Overfitting/Underfitting

What are the differences between overfitting and underfitting in the context of machine learning models? How can you prevent these issues?

Junior

Machine Learning

Overfitting and underfitting are common issues in machine learning models that affect their ability to generalize well to new, unseen data.

Overfitting occurs when a model learns not only the underlying patterns in the training data but also learns the noise and random fluctuations present in that data. As a result, the model performs exceptionally well on the training data but fails to generalize to new, unseen data because it has essentially memorized the training set.

Underfitting, on the other hand, happens when a model is too simple to capture the underlying patterns in the training data.

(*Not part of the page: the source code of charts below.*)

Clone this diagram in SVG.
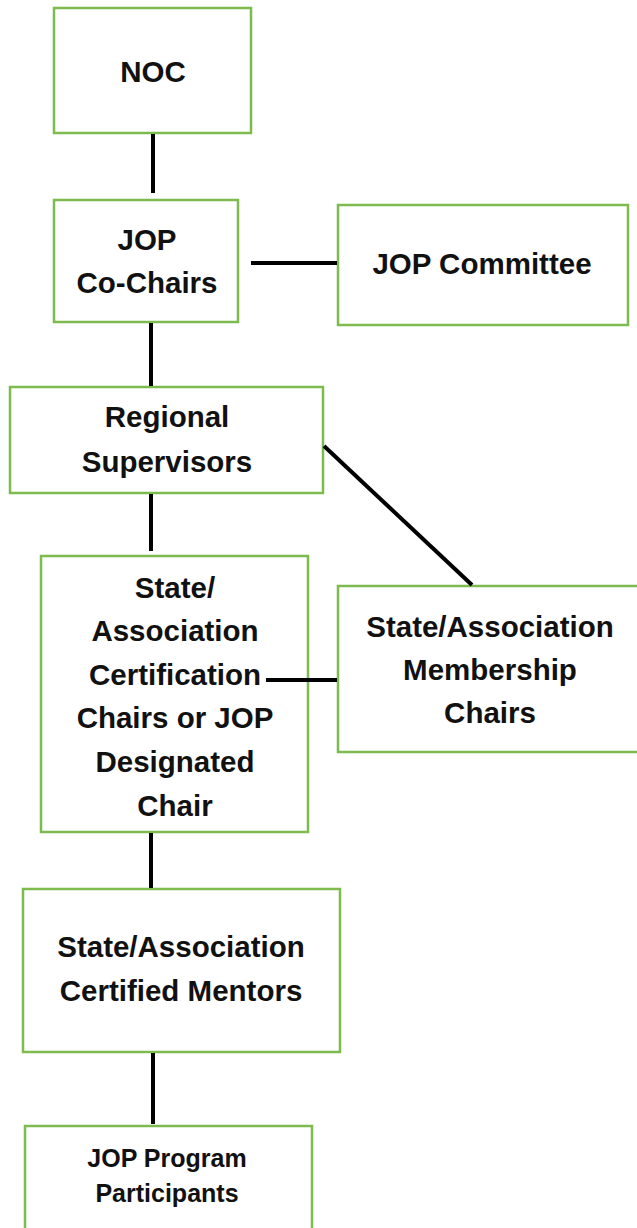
<svg xmlns="http://www.w3.org/2000/svg" width="637" height="1228" viewBox="0 0 637 1228">
<style>
.box{fill:#fff;stroke:#7dbb4e;stroke-width:2.5}
.t{font-family:"Liberation Sans",Arial,sans-serif;font-weight:bold;font-size:29.5px;fill:#111;text-anchor:middle}
.s{font-size:25px}
.c{stroke:#000;stroke-width:4;fill:none}
</style>
<rect width="637" height="1228" fill="#fff"/>
<g id="noc"><rect class="box" x="54" y="8" width="197" height="125"/><text class="t" x="153" y="82">NOC</text></g>
<g id="cochairs"><rect class="box" x="54" y="200" width="184" height="122"/><text class="t" x="147" y="250">JOP</text><text class="t" x="147" y="293">Co-Chairs</text></g>
<g id="committee"><rect class="box" x="338" y="205" width="290" height="120"/><text class="t" x="482" y="274">JOP Committee</text></g>
<g id="regional"><rect class="box" x="10" y="387" width="313" height="106"/><text class="t" x="167" y="427">Regional</text><text class="t" x="167" y="472">Supervisors</text></g>
<g id="certchairs"><rect class="box" x="41" y="556" width="267" height="276"/>
<text class="t" x="175" y="598">State/</text>
<text class="t" x="175" y="641">Association</text>
<text class="t" x="175" y="685">Certification</text>
<text class="t" x="175" y="728">Chairs or JOP</text>
<text class="t" x="175" y="772">Designated</text>
<text class="t" x="175" y="816">Chair</text></g>
<g id="membership"><rect class="box" x="338" y="586" width="306" height="166"/>
<text class="t" x="490" y="637">State/Association</text>
<text class="t" x="490" y="680">Membership</text>
<text class="t" x="490" y="723">Chairs</text></g>
<g id="mentors"><rect class="box" x="23" y="889" width="317" height="163"/>
<text class="t" x="181" y="957">State/Association</text>
<text class="t" x="181" y="1001">Certified Mentors</text></g>
<g id="participants"><rect class="box" x="25" y="1126" width="287" height="110"/>
<text class="t s" x="167" y="1167">JOP Program</text>
<text class="t s" x="167" y="1202">Participants</text></g>
<g id="connectors">
<line class="c" x1="153" y1="134" x2="153" y2="193"/>
<line class="c" x1="251" y1="263" x2="337" y2="263"/>
<line class="c" x1="151" y1="323" x2="151" y2="386"/>
<line class="c" x1="324" y1="446" x2="472" y2="585"/>
<line class="c" x1="151" y1="494" x2="151" y2="551"/>
<line class="c" x1="266" y1="680" x2="337" y2="680"/>
<line class="c" x1="151" y1="833" x2="151" y2="888"/>
<line class="c" x1="153" y1="1053" x2="153" y2="1124"/>
</g>
</svg>
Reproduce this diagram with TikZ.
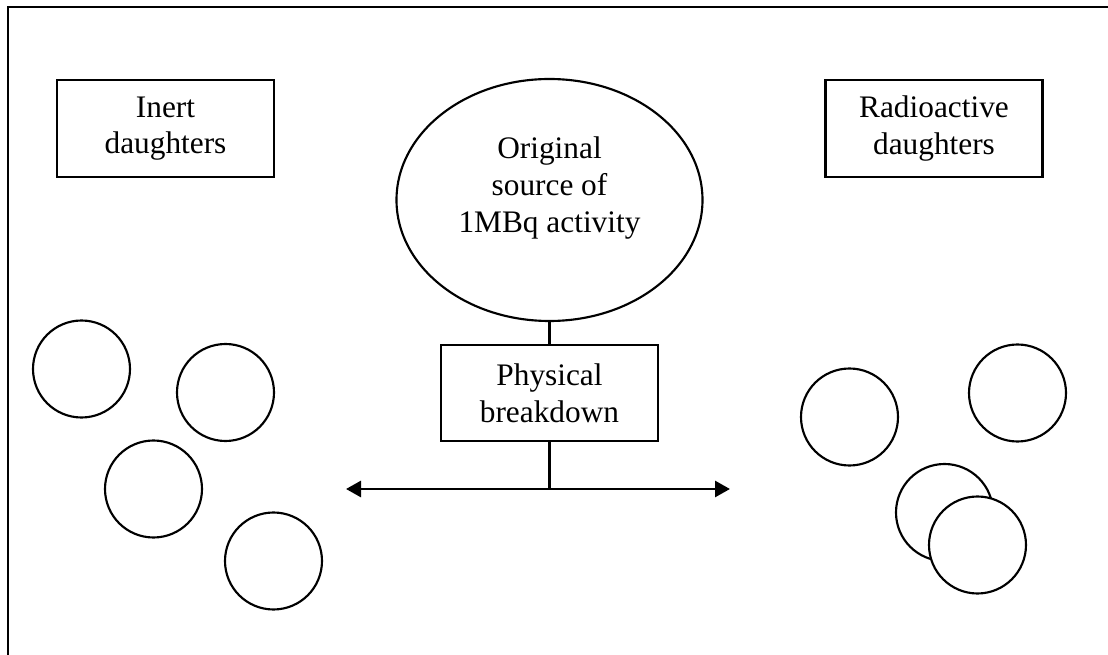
\documentclass[tikz,border=0pt]{standalone}
\usepackage{fontspec}
\setmainfont{Liberation Serif}
\usetikzlibrary{shapes.geometric,arrows.meta}
\begin{document}
\begin{tikzpicture}[x=0.75pt,y=-0.75pt,
  every node/.style={font=\fontsize{23.5}{27.5}\selectfont},
  line/.style={line width=1.7pt},
  labelbox/.style={draw,line width=1.6pt,minimum width=162.75pt,minimum height=72.75pt,align=center,inner sep=0pt},
  ball/.style={draw,circle,line width=1.6pt,minimum size=72.75pt,inner sep=0pt,fill=white}]
\useasboundingbox (0,0) rectangle (1108,655);
% frame (top and left edges only)
\coordinate (fbl) at (8,656);
\coordinate (ftl) at (8,7);
\coordinate (ftr) at (1109,7);
\draw[line] (fbl) -- (ftl) -- (ftr);
% label boxes
\node[labelbox] (inert) at (165.5,128.5) {Inert\\daughters};
\node[labelbox] (radio) at (934,128.5) {Radioactive\\daughters};
% source ellipse
\node[draw,ellipse,line width=1.6pt,minimum width=229.5pt,minimum height=181.5pt,inner sep=0pt] (src) at (549.5,200) {};
\node[align=center] (srctext) at (549.5,188) {Original\\source of\\1MBq activity};
% physical breakdown
\node[labelbox,minimum height=72pt] (phys) at (549.5,393) {Physical\\breakdown};
\draw[line] (src.south) -- (phys.north);
\coordinate (junc) at (549.5,489);
\coordinate (aL) at (346,489);
\coordinate (aR) at (730,489);
\draw[line] (phys.south) -- (junc);
\draw[line width=2.1pt,{Triangle[length=11.25pt,width=12pt]}-{Triangle[length=11.25pt,width=12pt]}] (aL) -- (aR);
% inert daughters circles
\node[ball] (i1) at (81.5,369) {};
\node[ball] (i2) at (225.5,392.5) {};
\node[ball] (i3) at (153.5,489) {};
\node[ball] (i4) at (273.5,561) {};
% radioactive daughters circles
\node[ball] (r1) at (849.5,417) {};
\node[ball] (r2) at (1017.5,393) {};
\node[ball] (r3) at (944.5,512.5) {};
\node[ball] (r4) at (977.5,545) {};
\end{tikzpicture}
\end{document}
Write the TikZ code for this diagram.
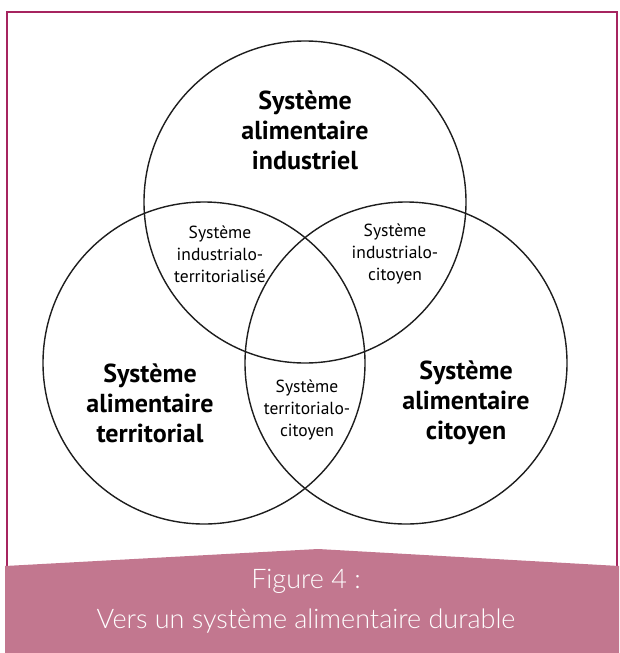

It performs poorly not only on the training data but also on new data because it fails to learn the relationships and complexities present in the data.

How to prevent overfitting and underfitting

Cross-validation: Use techniques like k-fold cross-validation to assess the model’s performance on different subsets of the data. It helps in estimating how well the model will generalize to new data.
Train-test split: Split your data into separate training and testing sets. Train the model on the training set and evaluate its performance on the testing set. This helps assess how well the model generalizes to unseen data.
Feature selection/reduction: Reduce the complexity of the model by selecting only the most relevant features or using techniques like principal component analysis (PCA) to reduce the dimensionality of the data.
Regularization: Techniques like L1 or L2 regularization add penalties for complexity to the model’s objective function, preventing it from fitting the noise in the data too closely.
Ensemble methods: Combine multiple models to reduce overfitting and underfitting. Techniques like bagging, boosting, or stacking use multiple models to improve overall performance and generalization.
Hyperparameter tuning: Adjust model hyperparameters (like learning rate, depth of trees in decision trees, etc.) using techniques like grid search or random search to find the optimal configuration that balances bias and variance.
Early stopping: Monitor the model’s performance on a validation set during training and stop the training process when the performance starts to degrade, thus preventing overfitting.
More data: Increasing the amount of data can help the model generalize better by providing a more diverse and representative sample of the underlying distribution.

Finding the right balance between model complexity and generalization is crucial in preventing overfitting and underfitting, and these techniques help in achieving that balance.